From time to time, a caller asks me about the MTBF rating of an Industrial Ethernet switch. The abbreviation MTBF stands for
Mean-Time-Between-Failure
and indicates the reliability of the specified equipment. It is the
typical time between failures for a specified device design -- that is, the typical amount of time (in hours) any of a specified set of devices will function before failing.
However, different companies define failure in different ways, depending on the nature of the equipment and its function within a system. Also, test parameters and batch size are not standardized. Essentially, higher MTBF ratings for finished goods are obtained by building equipment with components that have high individual MTBF values -- that is, better quality components.
MTBF grew out of the US military's attempts to formalize reliability assessment in the 1950s and 1960s which resulted in the publication of MIL-HDBK-217. Various flaws with this document led to a number of revisions and eventually, "... the U.S. Army has discovered that the problems with the traditional reliability prediction techniques are enormous and have canceled the use of MIL-HDBK-217 in Army specifications ..." Source: Equipment Reliability Institute's "ERI News", August, 2001 - vol. 4.
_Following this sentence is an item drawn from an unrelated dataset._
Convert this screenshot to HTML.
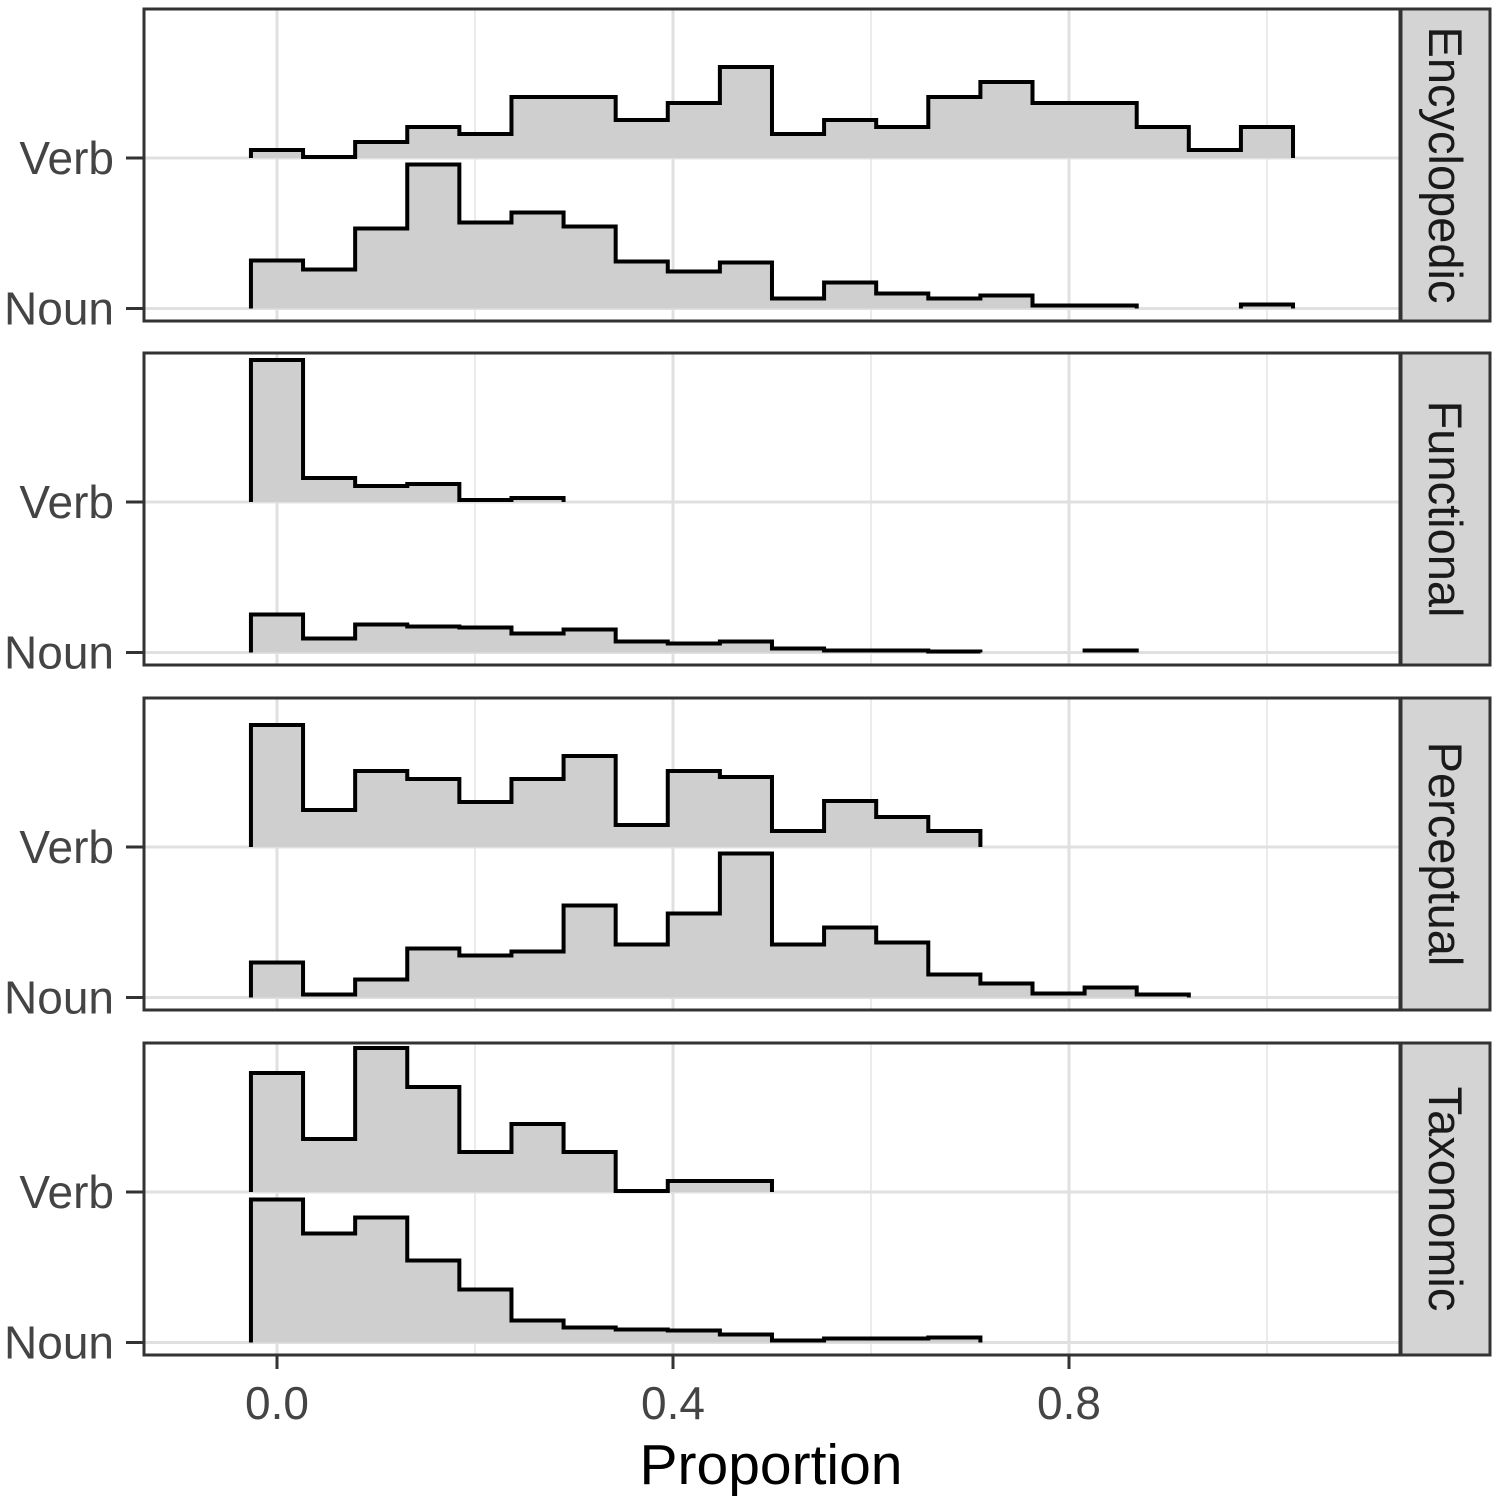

Despite criticisms of MTBF (especially within MIL-HDBK-217), it remains the dominant reliability assessment tool in the commercial electronics industry. The "Telcordia SR-332" handbook is used by many non-military electronic manufacturers for generating MTBF values. It evolved as follows: In the early 1980s Bellcore (Bell Communications Research) spun off from AT&T Bell Labs. Starting in 1985, Bellcore used MIL-HDBK-217, then improved and adapted it for highly-integrated commercial electronic products. In 1997 Bellcore was sold and its name was later changed to Telcordia Technologies.
At Contemporary Controls, equipment reliability is specified by MTBF values produced through the use of the Telcordia standard: Method I - Case I - Quality Level I.
Although the derivation of an MTBF value can be mathematically quite involved, the process can be generally stated as:
(Total Operating Time) / (Sample Size)
Suppose, as a very simple example, we test five electronic components until each one fails with the following results:
After totaling the above hour counts (3000), we would divide by the sample size (5) to get an MTBF for the component:
MTBF = 3000/5 = 600 hours
The above MTBF example means that we would expect the
theoretically typical component to fail after 600 hours of operation. Stated differently, if we assume that
all five components were typical, we would expect
all of them to fail at 600 hours, with an average failure rate of one every 120 hours (600/5). Note that every component greatly outlived the 120-hour statistical failure mark for an individual. The 1-failure-per-120-hours is merely a
statistical artifact that only achieves significance once the group size becomes much larger than in this example.
Actual MTBF values are much, much higher than the preceding example. Indeed, some exceed 1,000,000 hours! Industrial Ethernet switches usually have MTBF ratings of about 500,000 hours. That is, of all such units tested, the
typical one would fail at 500,000 hours -- also,
all of them would fail at 500,000 hours, if the entire group is composed of typical devices. Of course, no one really tests devices for such a long time -- 500,000 hours is about 57 years! Actual MTBF ratings are either: projections based on a record of actual product failures, or predictions made by aggregating known MTBF values from component or sub-assembly suppliers.
Some people like to look at the MTBF like this: If a group of 1000 Industrial Ethernet switches has an MTBF rating of 500,000 hours, we could expect all 1000 units to fail within some 57 years. But if all 1000 were placed in service over the same time period with an evenly-spread failure rate, we could statistically expect one to fail about every 21 days, based on the following calculations:
MTBF / population size = mean unit time to failure
(500,000 hours) / (1000 switches) = 500 hours mean lifetime per unit
(500 hours) / (24 hours in day) = 20.83 days
However, the foregoing result is very misleading. Firstly, assuming a symmetrically balanced failure record, the odds are 999 to 1 that a
particular switch will fail after 21 days! Also, various factors (some unknown) skew the typical failure model toward the MTBF value. That is, in reality the 1000 switches tend to fail (or wear out) at roughly the same time (near the MTBF value). But the
averaging process yields a
statistical result that predicts one failure every 21 days -- even though the true lifetime of the vast majority of switches is much nearer the MTBF.
From this you can see that an MTBF rating is of no value when applied to an
individual item (nobody replaces a switch every 21 days). Instead, the MTBF is a figure-of-merit that predicts the reliability of
an entire group of products. What we should care about is: The greater the MTBF of the group, the more reliable a
typical individual product within the group!